However, two of the most popular attractions for Americans traveling across the interior of the US are the Grand Canyon and the Badlands. The Rockies are popular too. Mount Rushmore is something a lot of people look forward-to, also... Anyway, I think, for folks who're really into this stuff, something like Uluru would be an attractive feature. But of all the people I know who've actually been to Australia, they've pretty much all stayed pretty close to the coast for the duration of their visit. 

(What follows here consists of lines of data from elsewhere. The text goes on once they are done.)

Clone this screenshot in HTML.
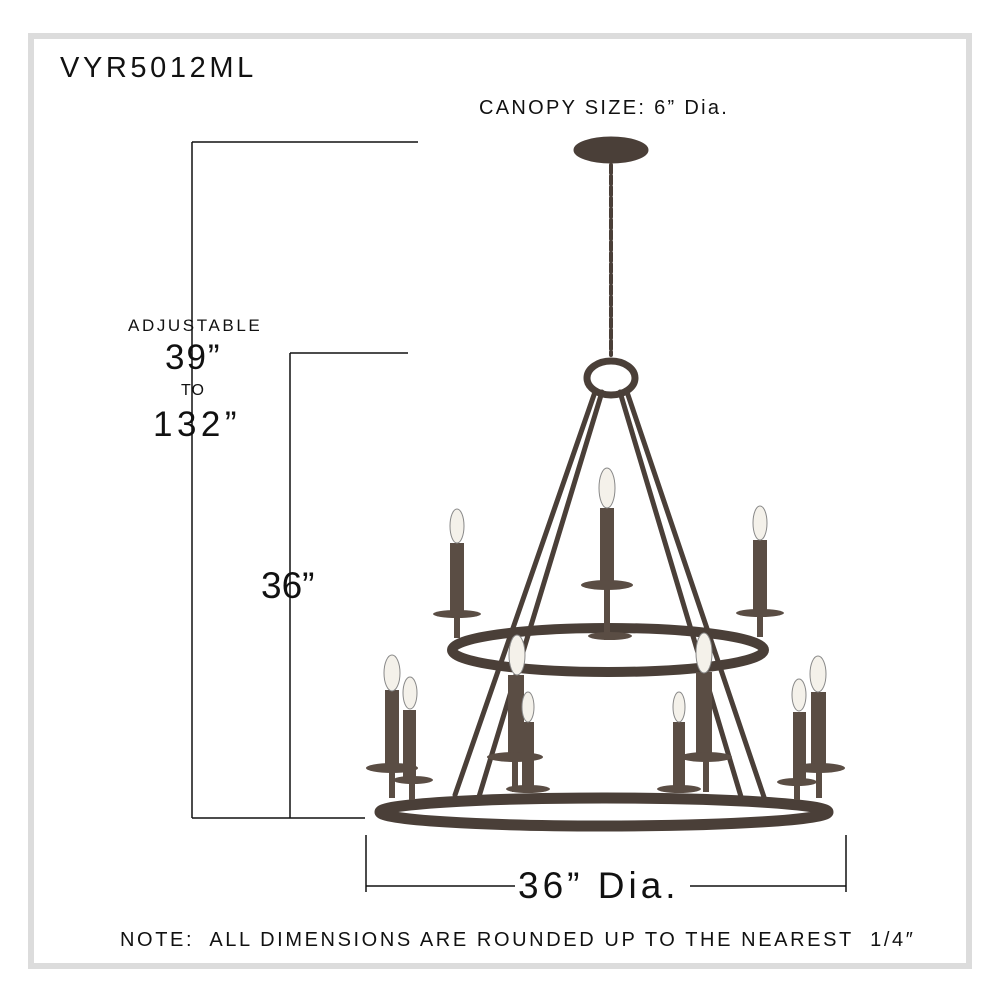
<!DOCTYPE html>
<html><head><meta charset="utf-8"><style>
html,body{margin:0;padding:0;background:#fff}
body{width:1000px;height:1000px;position:relative;overflow:hidden;font-family:"Liberation Sans",sans-serif;color:#111}
.t{position:absolute;white-space:nowrap}
</style></head><body>
<div style="position:absolute;left:28px;top:33px;width:932px;height:924px;border:6px solid #dcdcdc"></div>
<div class="t" style="left:60px;top:52px;font-size:29px;letter-spacing:3.6px">VYR5012ML</div>
<div class="t" style="left:479px;top:97px;font-size:20px;letter-spacing:2.3px">CANOPY SIZE: 6” Dia.</div>
<div class="t" style="left:128px;top:316px;font-size:17px;letter-spacing:2.6px">ADJUSTABLE</div>
<div class="t" style="left:165px;top:338px;font-size:35px;letter-spacing:2px">39”</div>
<div class="t" style="left:181px;top:382px;font-size:16px;letter-spacing:1px">TO</div>
<div class="t" style="left:153px;top:405px;font-size:35px;letter-spacing:4.5px">132”</div>
<div class="t" style="left:261px;top:565px;font-size:37px">36”</div>
<div class="t" style="left:518px;top:865px;font-size:37px;letter-spacing:4px">36” Dia.</div>
<div class="t" style="left:120px;top:929px;font-size:20px;letter-spacing:2.6px">NOTE:&nbsp; ALL DIMENSIONS ARE ROUNDED UP TO THE NEAREST&nbsp; 1/4″</div>
<svg width="1000" height="1000" style="position:absolute;left:0;top:0">
<g stroke="#111" stroke-width="1.5" fill="none">
<path d="M192 142H418M192 142V818M192 818H365M290 353H408M290 353V818"/>
<path d="M366 835V892M846 835V892M366 886H515M690 886H846"/>
</g>
<g stroke="#4a3f38" fill="none" stroke-linecap="round">
<ellipse cx="611" cy="150" rx="37" ry="13" fill="#4a3f38"/>
<path d="M611 165V355" stroke-width="4" stroke-dasharray="8 3"/>
<ellipse cx="611" cy="378" rx="24" ry="17" stroke-width="7"/>
<path d="M595 392L455 795M602 392L478 800M627 392L765 800M620 392L742 800" stroke-width="5"/>
<ellipse cx="608" cy="650" rx="156" ry="22" stroke-width="10"/>
<ellipse cx="604" cy="812" rx="224" ry="14" stroke-width="11"/>
</g>
<g fill="#5a4d44">
<rect x="450" y="543" width="14" height="68"/><ellipse cx="457" cy="614" rx="24" ry="4"/><rect x="454" y="614" width="6" height="24"/>
<rect x="600" y="508" width="14" height="75"/><ellipse cx="607" cy="585" rx="26" ry="5"/><rect x="604" y="585" width="6" height="55"/><ellipse cx="610" cy="636" rx="22" ry="4"/>
<rect x="753" y="540" width="14" height="70"/><ellipse cx="760" cy="613" rx="24" ry="4"/><rect x="757" y="613" width="6" height="24"/>
<rect x="385" y="690" width="14" height="78"/><ellipse cx="392" cy="768" rx="26" ry="5"/><rect x="389" y="768" width="6" height="30"/>
<rect x="403" y="710" width="13" height="70"/><ellipse cx="413" cy="780" rx="20" ry="4"/><rect x="409" y="780" width="6" height="20"/>
<rect x="508" y="675" width="16" height="80"/><ellipse cx="515" cy="757" rx="28" ry="5"/><rect x="512" y="757" width="6" height="35"/>
<rect x="522" y="722" width="12" height="65"/><ellipse cx="528" cy="789" rx="22" ry="4"/>
<rect x="673" y="722" width="12" height="65"/><ellipse cx="679" cy="789" rx="22" ry="4"/>
<rect x="696" y="672" width="16" height="84"/><ellipse cx="706" cy="757" rx="26" ry="5"/><rect x="703" y="757" width="6" height="35"/>
<rect x="793" y="712" width="13" height="68"/><ellipse cx="797" cy="782" rx="20" ry="4"/><rect x="794" y="782" width="6" height="18"/>
<rect x="811" y="692" width="15" height="76"/><ellipse cx="819" cy="768" rx="26" ry="5"/><rect x="816" y="768" width="6" height="30"/>
</g>
<g fill="#f4f1ea" stroke="#888" stroke-width="1">
<ellipse cx="457" cy="526" rx="7" ry="17"/><ellipse cx="607" cy="488" rx="8" ry="20"/><ellipse cx="760" cy="523" rx="7" ry="17"/>
<ellipse cx="392" cy="673" rx="8" ry="18"/><ellipse cx="410" cy="693" rx="7" ry="16"/><ellipse cx="517" cy="655" rx="8" ry="20"/><ellipse cx="528" cy="707" rx="6" ry="15"/>
<ellipse cx="679" cy="707" rx="6" ry="15"/><ellipse cx="704" cy="653" rx="8" ry="20"/><ellipse cx="799" cy="695" rx="7" ry="16"/><ellipse cx="818" cy="674" rx="8" ry="18"/>
</g>
</svg>
</body></html>
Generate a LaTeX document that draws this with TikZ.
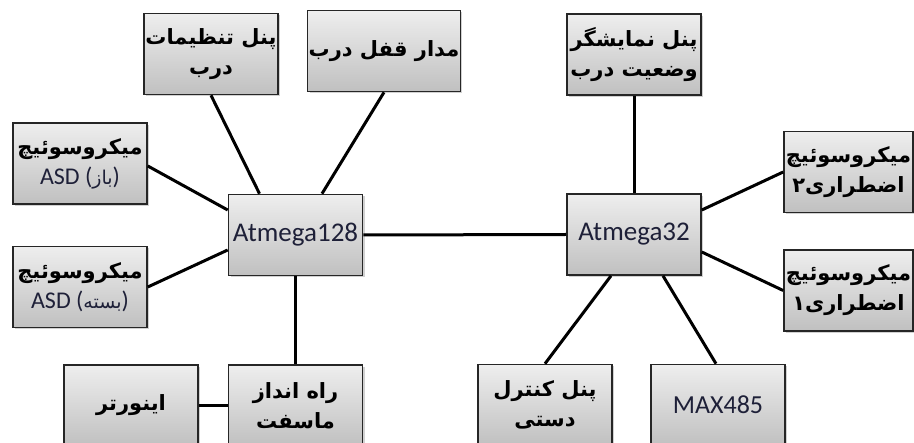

I'm really thinking it's the cost...but also the perceived-value: I mean, if folks spend $2,500 and the better part of 2.5 days or so just to get somewhere, they feel like the remainder of their trip should just be down-time...not more traveling. But in the case of such a big country, traveling throughout it is, sort of, a big part of the experience. As such, with only a week or so of actual vacation time, lots of people don't really consider it (That is, taking the three-four weeks or so to really get to see a larger country, even if they have to save up for it for a few years). And so they end up not going. Which further exacerbates the disconnect. 

Besides which, by "exotic," I meant, more-so, culturally speaking. And, again, not from my own p.o.v.; but in terms how I would speculate that others are able to see it. 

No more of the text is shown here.